## GOAL OF THE EXERCISE
Please, without the pictures, retype exactly the lines from the start of the material through the line that holds "414C158 396 175".

=======

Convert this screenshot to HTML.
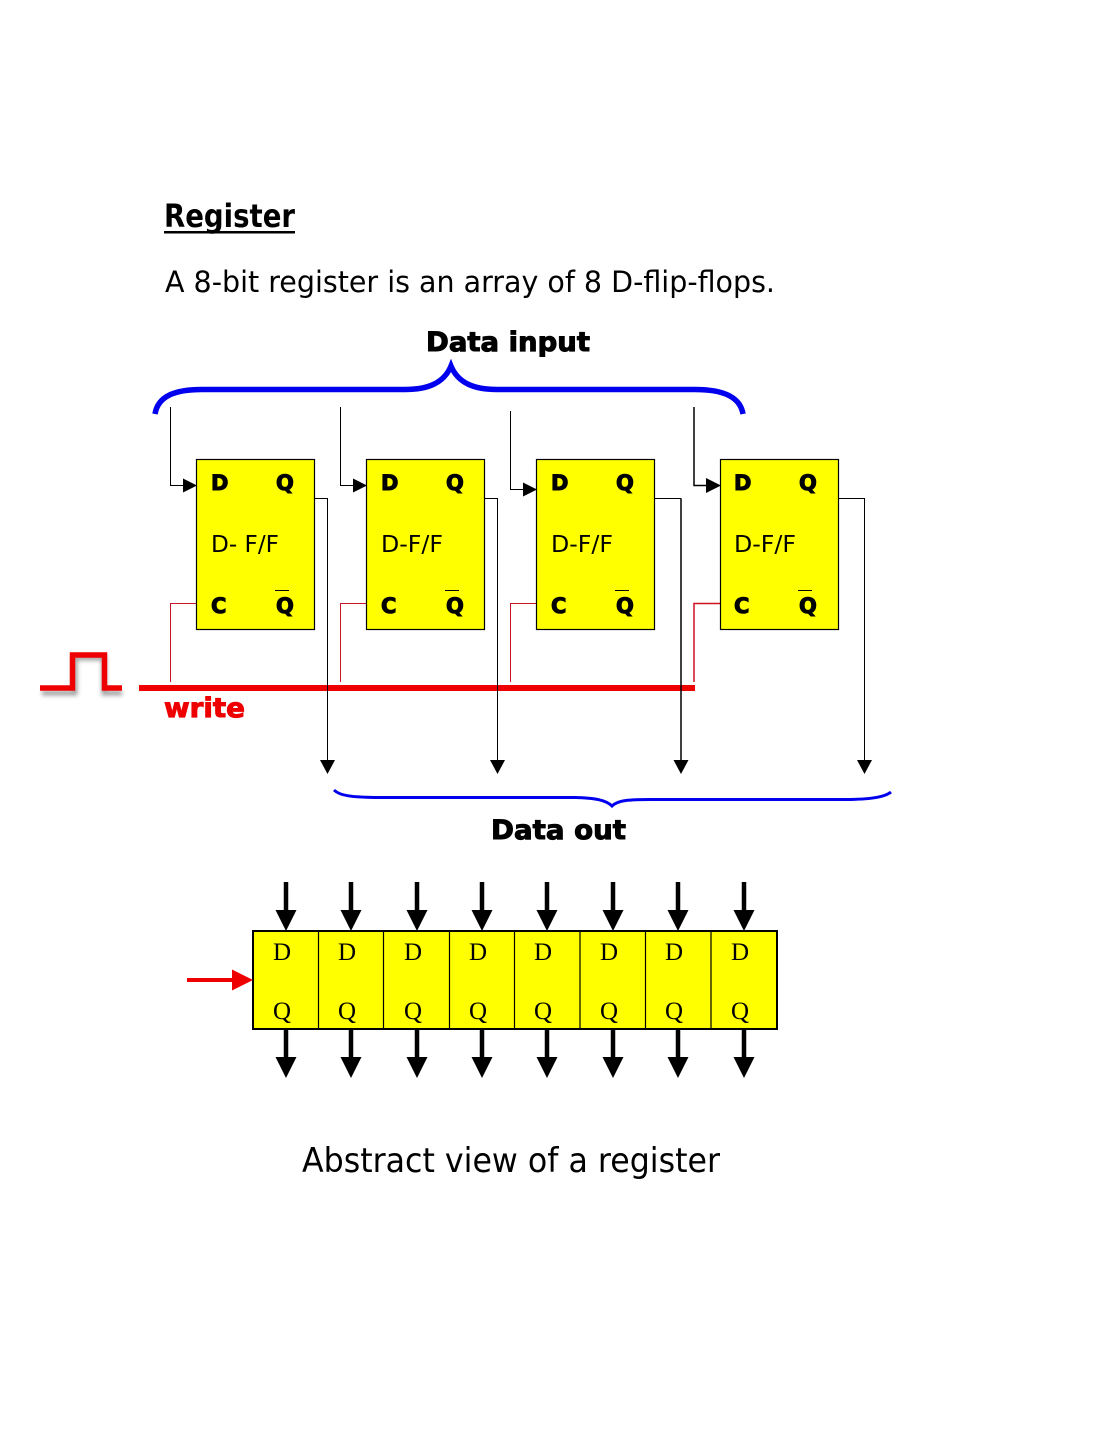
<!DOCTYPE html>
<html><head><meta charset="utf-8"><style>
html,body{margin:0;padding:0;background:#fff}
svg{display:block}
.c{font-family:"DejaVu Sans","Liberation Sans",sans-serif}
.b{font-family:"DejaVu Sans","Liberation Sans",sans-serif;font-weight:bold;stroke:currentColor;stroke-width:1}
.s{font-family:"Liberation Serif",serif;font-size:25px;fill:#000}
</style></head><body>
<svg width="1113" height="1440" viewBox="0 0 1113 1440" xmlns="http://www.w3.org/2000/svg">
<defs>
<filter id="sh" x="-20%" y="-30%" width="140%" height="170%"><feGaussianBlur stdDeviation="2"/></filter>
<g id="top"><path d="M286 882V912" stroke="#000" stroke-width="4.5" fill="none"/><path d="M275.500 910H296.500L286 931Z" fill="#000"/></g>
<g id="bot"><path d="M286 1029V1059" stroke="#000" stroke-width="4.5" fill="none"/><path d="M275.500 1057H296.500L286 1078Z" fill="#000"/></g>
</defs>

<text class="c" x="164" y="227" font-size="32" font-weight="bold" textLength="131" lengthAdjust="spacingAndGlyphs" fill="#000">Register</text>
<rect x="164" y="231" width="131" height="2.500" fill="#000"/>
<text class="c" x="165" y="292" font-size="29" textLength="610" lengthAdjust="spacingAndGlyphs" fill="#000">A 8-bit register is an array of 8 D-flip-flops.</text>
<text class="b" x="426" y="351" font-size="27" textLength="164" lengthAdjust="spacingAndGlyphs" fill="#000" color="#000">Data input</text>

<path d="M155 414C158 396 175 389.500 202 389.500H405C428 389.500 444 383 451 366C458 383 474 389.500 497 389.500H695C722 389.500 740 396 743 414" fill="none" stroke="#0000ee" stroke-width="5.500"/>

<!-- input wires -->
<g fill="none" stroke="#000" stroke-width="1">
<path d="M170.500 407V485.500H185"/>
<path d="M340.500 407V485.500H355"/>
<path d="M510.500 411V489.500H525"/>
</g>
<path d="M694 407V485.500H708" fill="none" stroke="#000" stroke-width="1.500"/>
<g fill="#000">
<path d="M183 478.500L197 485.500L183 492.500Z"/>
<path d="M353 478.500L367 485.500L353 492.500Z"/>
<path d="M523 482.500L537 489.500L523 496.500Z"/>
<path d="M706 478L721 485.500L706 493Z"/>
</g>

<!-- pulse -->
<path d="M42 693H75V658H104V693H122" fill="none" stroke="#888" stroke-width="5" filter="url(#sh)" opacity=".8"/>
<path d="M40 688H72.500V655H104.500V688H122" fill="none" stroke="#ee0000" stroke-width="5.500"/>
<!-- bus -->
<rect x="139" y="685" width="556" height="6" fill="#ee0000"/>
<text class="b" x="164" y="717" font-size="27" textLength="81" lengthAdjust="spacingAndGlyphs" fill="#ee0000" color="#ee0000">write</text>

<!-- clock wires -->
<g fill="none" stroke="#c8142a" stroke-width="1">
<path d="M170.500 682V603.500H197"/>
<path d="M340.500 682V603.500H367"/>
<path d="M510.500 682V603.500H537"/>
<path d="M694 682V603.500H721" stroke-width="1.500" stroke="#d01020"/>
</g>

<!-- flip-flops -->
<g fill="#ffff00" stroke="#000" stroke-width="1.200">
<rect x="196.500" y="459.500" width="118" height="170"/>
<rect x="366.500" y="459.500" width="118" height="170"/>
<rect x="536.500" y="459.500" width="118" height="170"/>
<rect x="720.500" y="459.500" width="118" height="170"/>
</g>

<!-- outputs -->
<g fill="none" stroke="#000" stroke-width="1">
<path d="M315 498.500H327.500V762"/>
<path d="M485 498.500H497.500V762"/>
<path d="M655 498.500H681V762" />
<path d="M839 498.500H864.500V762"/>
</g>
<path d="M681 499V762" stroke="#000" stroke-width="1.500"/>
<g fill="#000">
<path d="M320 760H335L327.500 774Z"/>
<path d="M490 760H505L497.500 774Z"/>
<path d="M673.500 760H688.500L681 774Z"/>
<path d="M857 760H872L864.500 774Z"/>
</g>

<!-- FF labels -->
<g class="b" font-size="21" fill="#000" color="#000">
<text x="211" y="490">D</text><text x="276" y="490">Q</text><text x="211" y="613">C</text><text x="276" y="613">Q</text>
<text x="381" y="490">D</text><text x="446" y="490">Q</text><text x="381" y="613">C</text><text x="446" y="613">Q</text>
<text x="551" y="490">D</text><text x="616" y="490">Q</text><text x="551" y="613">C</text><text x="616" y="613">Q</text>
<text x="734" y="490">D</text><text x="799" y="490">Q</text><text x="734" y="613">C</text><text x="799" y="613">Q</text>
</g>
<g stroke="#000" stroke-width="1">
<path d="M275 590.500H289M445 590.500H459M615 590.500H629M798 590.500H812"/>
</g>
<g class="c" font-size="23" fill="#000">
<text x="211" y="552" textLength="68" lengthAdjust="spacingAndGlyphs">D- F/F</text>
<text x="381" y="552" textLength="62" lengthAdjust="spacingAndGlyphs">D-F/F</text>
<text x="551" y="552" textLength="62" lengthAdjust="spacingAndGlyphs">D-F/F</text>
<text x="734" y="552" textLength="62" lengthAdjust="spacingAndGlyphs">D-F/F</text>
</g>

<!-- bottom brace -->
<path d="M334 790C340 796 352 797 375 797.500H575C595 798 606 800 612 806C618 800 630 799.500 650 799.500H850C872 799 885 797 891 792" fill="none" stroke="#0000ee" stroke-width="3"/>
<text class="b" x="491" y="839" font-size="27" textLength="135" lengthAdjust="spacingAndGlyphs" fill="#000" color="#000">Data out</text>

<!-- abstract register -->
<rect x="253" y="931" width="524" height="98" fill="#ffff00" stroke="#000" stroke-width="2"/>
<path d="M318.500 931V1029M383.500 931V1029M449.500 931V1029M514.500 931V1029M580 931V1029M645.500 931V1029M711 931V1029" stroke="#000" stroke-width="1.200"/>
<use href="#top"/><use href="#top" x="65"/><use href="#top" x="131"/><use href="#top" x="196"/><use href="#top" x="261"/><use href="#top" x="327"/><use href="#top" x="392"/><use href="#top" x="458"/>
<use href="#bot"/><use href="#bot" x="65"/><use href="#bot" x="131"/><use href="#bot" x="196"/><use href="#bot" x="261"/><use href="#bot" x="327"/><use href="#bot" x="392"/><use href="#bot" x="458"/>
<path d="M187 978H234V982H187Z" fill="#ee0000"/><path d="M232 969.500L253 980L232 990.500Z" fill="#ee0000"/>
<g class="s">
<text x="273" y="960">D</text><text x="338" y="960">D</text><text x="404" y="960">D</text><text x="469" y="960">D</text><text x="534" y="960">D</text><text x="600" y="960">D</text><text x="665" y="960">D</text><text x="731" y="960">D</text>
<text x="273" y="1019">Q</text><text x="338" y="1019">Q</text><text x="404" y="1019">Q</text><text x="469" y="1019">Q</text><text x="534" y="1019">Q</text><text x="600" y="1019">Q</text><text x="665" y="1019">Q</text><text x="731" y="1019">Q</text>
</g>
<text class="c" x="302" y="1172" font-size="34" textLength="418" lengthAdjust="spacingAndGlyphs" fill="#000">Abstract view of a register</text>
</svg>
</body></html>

=======

## RESULT OF THE EXERCISE
Convert this screenshot to HTML.
<!DOCTYPE html>
<html><head><meta charset="utf-8"><style>
html,body{margin:0;padding:0;background:#fff}
svg{display:block}
.c{font-family:"DejaVu Sans","Liberation Sans",sans-serif}
.b{font-family:"DejaVu Sans","Liberation Sans",sans-serif;font-weight:bold;stroke:currentColor;stroke-width:1}
.s{font-family:"Liberation Serif",serif;font-size:25px;fill:#000}
</style></head><body>
<svg width="1113" height="1440" viewBox="0 0 1113 1440" xmlns="http://www.w3.org/2000/svg">
<defs>
<filter id="sh" x="-20%" y="-30%" width="140%" height="170%"><feGaussianBlur stdDeviation="2"/></filter>
<g id="top"><path d="M286 882V912" stroke="#000" stroke-width="4.5" fill="none"/><path d="M275.500 910H296.500L286 931Z" fill="#000"/></g>
<g id="bot"><path d="M286 1029V1059" stroke="#000" stroke-width="4.5" fill="none"/><path d="M275.500 1057H296.500L286 1078Z" fill="#000"/></g>
</defs>

<text class="c" x="164" y="227" font-size="32" font-weight="bold" textLength="131" lengthAdjust="spacingAndGlyphs" fill="#000">Register</text>
<rect x="164" y="231" width="131" height="2.500" fill="#000"/>
<text class="c" x="165" y="292" font-size="29" textLength="610" lengthAdjust="spacingAndGlyphs" fill="#000">A 8-bit register is an array of 8 D-flip-flops.</text>
<text class="b" x="426" y="351" font-size="27" textLength="164" lengthAdjust="spacingAndGlyphs" fill="#000" color="#000">Data input</text>

<path d="M155 414C158 396 175 389.500 202 389.500H405C428 389.500 444 383 451 366C458 383 474 389.500 497 389.500H695C722 389.500 740 396 743 414" fill="none" stroke="#0000ee" stroke-width="5.500"/>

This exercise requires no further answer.